Wir wollen einen Mietendeckel, der keine Ausnahmen zulässt. Wir wollen keine Modernisierungszuschläge für Mieterhöhungen zulassen. Mietsteigerungen sollen gar nicht zulässig sein, Mietsenkungen dafür nicht mit Einkommensgrenze. Die Mietobergrenzen, ab denen Mietabsenkungen möglich sein sollen, sind weiterhin zu hoch.
Das Motto der Demonstration lautet: »Richtig deckeln, dann enteignen - Rote Karte für Spekulationen!« Wie kann es gelingen, dass Spekulation mit Wohnraum langfristig verhindert wird?
Im Moment ist Wohnraum ein Spekulationsobjekt. Eine Wohnung zu besitzen und dann die Miete regelmäßig zu erhöhen, ohne irgendetwas dafür zu tun, spült den Leuten Geld in die Tasche - und damit muss Schluss gemacht werden. Deshalb reicht ein kurzfristiges Instrument, das etwas abfedert, nicht. Nur Wohnraum als Gemeingut beendet Spekulation. Wir fordern die Enteignung beziehungsweise Vergesellschaftung von Wohnraum. Das heißt: die Überführung der Bestände in die Hände der Mieter*innen und der Stadtgesellschaft.
Am Freitag wurde bekannt, dass die Gewobag 6000 Wohnungen des Konzerns Ado Properties zurückgekauft hat. Ist das ein Schritt in die richtige Richtung?

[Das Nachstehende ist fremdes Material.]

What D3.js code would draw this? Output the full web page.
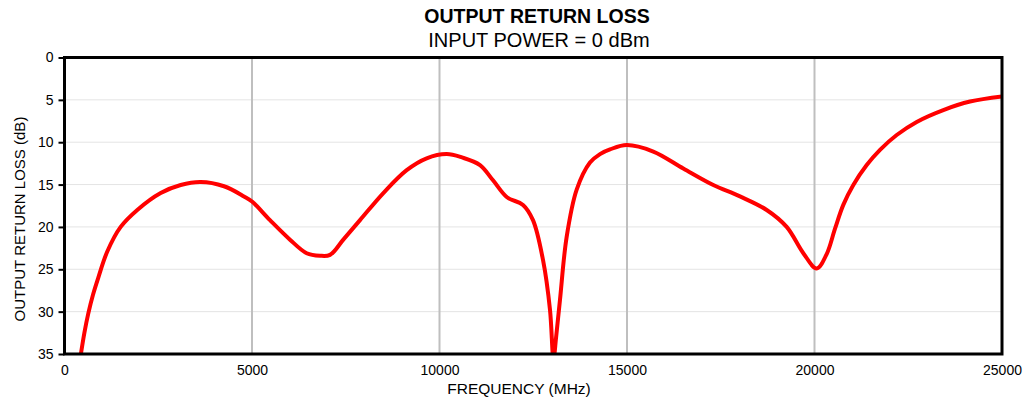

Natürlich ist jeder Rückkauf von Wohnungen gut für Mieter*innen, weil sie ein bisschen mehr Sicherheit beim städtischen Wohnungsunternehmen erwarten können. Andererseits ist natürlich der Preis von einer Milliarde Euro für 6000 Wohnungen horrend. Es ginge mit einer weitaus geringeren Entschädigungssumme durch Enteignung. Nach unserer Rechnung könnte man knapp 250 000 Wohnungen für acht Milliarden Euro vergesellschaften. Deswegen brauchen wir dieses Gesetz, weil wir dann viel mehr Wohnraum günstiger in die Hand der Stadtgesellschaft überführen können.